INPUT:
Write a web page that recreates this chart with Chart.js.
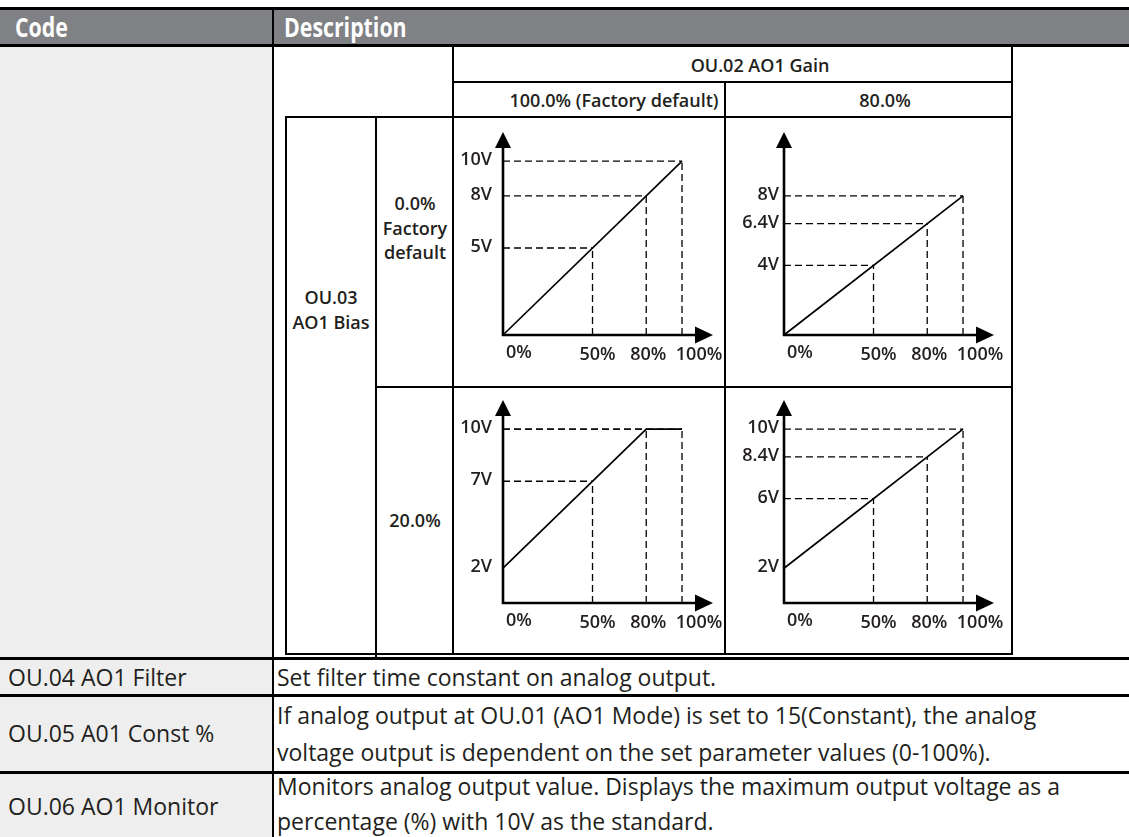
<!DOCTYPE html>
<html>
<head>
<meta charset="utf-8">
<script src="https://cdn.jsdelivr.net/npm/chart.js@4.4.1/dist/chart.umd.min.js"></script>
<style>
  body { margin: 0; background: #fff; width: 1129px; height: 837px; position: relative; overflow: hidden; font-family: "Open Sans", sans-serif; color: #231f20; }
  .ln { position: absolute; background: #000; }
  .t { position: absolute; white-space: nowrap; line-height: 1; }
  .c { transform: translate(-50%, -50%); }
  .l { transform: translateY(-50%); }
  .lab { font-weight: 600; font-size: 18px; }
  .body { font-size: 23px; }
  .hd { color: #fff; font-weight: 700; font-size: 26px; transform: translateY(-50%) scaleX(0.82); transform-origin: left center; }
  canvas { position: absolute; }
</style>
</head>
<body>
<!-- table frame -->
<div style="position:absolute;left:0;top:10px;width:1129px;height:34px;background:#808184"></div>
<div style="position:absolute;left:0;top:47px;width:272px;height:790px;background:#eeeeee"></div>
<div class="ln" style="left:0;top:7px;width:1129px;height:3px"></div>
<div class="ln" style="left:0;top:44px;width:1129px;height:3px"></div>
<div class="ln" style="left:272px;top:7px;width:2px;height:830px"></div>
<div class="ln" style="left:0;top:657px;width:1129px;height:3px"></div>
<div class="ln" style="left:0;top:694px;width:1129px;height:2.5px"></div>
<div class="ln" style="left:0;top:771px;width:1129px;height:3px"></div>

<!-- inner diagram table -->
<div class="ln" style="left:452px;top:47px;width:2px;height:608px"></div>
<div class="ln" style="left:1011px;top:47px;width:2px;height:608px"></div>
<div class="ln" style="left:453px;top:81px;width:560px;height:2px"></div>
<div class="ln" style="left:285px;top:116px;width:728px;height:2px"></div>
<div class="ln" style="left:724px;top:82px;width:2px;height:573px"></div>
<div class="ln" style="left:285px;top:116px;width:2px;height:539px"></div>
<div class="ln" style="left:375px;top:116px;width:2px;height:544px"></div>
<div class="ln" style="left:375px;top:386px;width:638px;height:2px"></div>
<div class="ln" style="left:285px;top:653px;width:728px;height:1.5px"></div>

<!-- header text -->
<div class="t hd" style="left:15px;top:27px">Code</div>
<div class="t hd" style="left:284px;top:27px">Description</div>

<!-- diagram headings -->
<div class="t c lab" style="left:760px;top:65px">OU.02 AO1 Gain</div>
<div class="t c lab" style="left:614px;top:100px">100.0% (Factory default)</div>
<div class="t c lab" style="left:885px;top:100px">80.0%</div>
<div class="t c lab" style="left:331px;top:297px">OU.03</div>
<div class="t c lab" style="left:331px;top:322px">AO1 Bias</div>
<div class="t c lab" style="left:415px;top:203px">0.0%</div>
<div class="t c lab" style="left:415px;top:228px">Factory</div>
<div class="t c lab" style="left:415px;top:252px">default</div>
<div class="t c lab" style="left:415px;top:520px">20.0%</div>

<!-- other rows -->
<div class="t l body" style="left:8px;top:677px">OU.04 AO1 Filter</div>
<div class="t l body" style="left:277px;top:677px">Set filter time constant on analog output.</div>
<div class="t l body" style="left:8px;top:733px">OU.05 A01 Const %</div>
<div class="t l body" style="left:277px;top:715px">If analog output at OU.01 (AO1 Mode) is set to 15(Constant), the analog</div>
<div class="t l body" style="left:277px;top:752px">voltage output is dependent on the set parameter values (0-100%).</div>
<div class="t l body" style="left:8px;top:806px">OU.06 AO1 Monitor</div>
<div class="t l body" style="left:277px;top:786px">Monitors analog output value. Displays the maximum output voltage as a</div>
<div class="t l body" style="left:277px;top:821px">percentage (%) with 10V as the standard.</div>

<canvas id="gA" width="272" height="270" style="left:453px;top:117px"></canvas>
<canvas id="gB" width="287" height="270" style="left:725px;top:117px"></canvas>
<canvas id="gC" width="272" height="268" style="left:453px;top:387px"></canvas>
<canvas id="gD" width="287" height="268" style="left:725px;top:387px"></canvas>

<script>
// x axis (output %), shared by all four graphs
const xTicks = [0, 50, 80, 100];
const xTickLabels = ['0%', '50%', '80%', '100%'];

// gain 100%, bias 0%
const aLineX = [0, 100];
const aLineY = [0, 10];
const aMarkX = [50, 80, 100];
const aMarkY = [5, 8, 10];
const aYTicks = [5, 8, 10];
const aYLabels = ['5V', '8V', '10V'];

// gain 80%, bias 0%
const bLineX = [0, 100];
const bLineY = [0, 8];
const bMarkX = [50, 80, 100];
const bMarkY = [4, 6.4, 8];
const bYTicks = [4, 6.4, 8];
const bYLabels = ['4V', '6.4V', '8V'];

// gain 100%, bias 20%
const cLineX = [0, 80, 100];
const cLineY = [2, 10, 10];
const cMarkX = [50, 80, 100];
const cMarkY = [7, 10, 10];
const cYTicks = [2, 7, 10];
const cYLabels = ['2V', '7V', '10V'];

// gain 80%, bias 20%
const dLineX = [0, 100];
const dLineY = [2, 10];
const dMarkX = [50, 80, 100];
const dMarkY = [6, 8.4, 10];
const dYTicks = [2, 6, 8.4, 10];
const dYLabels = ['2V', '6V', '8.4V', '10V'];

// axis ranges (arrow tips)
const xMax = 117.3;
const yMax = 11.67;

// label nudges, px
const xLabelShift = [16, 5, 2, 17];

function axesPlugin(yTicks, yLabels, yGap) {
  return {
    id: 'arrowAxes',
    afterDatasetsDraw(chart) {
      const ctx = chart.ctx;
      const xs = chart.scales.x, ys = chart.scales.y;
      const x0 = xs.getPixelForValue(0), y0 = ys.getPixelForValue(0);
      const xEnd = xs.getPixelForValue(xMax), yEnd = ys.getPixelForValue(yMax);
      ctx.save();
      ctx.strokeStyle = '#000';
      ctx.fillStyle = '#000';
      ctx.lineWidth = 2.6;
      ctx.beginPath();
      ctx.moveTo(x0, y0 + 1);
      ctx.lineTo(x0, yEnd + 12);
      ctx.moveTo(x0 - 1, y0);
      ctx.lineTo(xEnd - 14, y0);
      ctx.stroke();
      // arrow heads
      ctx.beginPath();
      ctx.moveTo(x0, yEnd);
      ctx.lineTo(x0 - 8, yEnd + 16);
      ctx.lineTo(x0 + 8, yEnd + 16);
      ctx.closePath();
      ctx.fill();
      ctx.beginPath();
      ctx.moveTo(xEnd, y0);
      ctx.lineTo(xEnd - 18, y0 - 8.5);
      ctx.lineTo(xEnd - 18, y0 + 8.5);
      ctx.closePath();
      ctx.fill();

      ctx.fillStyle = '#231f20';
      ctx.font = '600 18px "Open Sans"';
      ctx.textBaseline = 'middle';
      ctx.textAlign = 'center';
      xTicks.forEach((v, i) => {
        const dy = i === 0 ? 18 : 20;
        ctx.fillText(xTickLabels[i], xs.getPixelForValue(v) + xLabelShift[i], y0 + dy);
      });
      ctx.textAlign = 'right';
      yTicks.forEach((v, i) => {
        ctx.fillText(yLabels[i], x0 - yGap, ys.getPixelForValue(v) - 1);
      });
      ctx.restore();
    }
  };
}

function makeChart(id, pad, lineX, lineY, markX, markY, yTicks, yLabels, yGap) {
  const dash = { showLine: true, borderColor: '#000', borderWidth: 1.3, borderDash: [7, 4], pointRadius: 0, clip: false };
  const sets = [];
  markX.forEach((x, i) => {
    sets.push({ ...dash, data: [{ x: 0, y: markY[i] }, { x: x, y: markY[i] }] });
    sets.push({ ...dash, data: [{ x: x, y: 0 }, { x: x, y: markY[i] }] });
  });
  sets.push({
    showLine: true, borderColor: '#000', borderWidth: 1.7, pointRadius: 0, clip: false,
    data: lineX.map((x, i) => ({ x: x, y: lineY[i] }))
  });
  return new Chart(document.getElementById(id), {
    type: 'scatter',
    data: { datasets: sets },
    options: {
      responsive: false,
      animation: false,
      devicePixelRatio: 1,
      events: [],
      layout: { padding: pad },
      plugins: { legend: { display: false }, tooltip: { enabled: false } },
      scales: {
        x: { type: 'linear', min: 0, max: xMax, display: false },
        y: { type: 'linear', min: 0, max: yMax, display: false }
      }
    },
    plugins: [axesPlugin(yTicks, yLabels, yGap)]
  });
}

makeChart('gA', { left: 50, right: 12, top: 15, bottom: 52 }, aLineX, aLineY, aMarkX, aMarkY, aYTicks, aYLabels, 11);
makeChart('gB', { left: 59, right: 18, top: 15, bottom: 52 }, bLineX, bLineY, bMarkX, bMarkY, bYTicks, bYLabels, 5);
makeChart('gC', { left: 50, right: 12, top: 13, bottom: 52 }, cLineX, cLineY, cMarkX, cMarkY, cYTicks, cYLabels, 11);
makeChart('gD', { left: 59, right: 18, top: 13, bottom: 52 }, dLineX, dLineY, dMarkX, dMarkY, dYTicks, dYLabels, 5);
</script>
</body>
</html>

--

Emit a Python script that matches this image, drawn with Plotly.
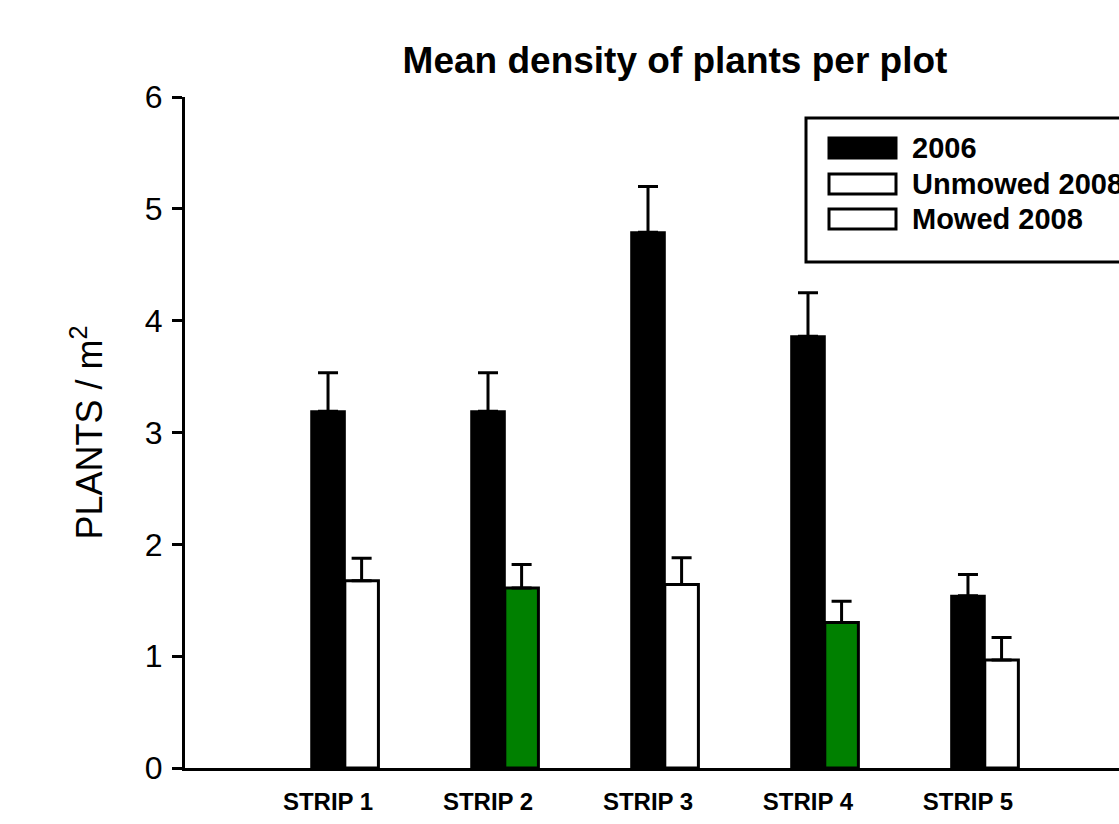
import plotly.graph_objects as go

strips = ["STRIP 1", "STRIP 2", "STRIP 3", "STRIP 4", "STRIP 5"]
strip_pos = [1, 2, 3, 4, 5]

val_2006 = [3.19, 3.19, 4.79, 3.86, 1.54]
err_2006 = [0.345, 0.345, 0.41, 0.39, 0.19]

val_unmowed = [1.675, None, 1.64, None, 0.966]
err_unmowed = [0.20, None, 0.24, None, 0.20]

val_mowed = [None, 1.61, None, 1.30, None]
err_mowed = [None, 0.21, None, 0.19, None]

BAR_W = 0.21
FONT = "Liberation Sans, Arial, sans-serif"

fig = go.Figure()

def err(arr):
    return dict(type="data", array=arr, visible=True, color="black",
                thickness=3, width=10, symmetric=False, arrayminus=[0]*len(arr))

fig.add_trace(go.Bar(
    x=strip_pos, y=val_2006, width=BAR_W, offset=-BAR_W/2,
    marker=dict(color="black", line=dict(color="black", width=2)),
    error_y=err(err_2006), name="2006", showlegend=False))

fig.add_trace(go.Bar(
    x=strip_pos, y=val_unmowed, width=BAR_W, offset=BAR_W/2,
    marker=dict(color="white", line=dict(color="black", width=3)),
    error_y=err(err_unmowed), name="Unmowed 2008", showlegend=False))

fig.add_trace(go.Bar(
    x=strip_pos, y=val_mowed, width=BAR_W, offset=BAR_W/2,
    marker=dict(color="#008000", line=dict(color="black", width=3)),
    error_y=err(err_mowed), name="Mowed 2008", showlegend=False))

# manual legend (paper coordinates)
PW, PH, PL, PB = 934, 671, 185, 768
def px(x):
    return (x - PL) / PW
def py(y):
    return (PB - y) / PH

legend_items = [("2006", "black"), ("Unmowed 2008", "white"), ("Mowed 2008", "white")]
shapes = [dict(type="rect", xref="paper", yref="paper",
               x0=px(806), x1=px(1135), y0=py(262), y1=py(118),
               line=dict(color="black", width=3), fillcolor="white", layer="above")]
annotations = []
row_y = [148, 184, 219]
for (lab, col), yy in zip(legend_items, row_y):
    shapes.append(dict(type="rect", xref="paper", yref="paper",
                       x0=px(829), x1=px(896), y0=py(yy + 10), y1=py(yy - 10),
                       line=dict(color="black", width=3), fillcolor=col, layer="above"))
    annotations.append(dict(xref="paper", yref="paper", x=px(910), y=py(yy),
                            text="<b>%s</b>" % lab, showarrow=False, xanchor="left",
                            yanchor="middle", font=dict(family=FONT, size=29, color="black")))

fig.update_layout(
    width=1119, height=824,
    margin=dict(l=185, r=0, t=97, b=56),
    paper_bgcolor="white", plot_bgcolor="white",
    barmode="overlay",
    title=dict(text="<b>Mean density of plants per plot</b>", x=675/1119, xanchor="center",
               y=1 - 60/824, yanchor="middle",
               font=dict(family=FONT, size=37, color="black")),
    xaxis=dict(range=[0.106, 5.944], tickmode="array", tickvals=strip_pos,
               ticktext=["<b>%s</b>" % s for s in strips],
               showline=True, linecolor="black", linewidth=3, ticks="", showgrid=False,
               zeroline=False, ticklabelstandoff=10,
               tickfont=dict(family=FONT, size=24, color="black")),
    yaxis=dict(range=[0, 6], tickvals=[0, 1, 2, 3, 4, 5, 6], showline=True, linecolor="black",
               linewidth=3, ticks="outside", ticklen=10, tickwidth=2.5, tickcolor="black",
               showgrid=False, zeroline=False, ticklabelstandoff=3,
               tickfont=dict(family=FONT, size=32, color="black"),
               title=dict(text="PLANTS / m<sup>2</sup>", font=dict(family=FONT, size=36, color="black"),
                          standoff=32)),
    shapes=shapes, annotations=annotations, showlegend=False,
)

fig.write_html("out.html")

PROMPT: In the listing above, find the line with "Emit a Python" and the line with "err_unmowed = [0.20, None, 0.24, None, 0.20]". Copy exactly those two and every line between, without the pictures.

EXERCISE ANSWER:
Emit a Python script that matches this image, drawn with Plotly.
import plotly.graph_objects as go

strips = ["STRIP 1", "STRIP 2", "STRIP 3", "STRIP 4", "STRIP 5"]
strip_pos = [1, 2, 3, 4, 5]

val_2006 = [3.19, 3.19, 4.79, 3.86, 1.54]
err_2006 = [0.345, 0.345, 0.41, 0.39, 0.19]

val_unmowed = [1.675, None, 1.64, None, 0.966]
err_unmowed = [0.20, None, 0.24, None, 0.20]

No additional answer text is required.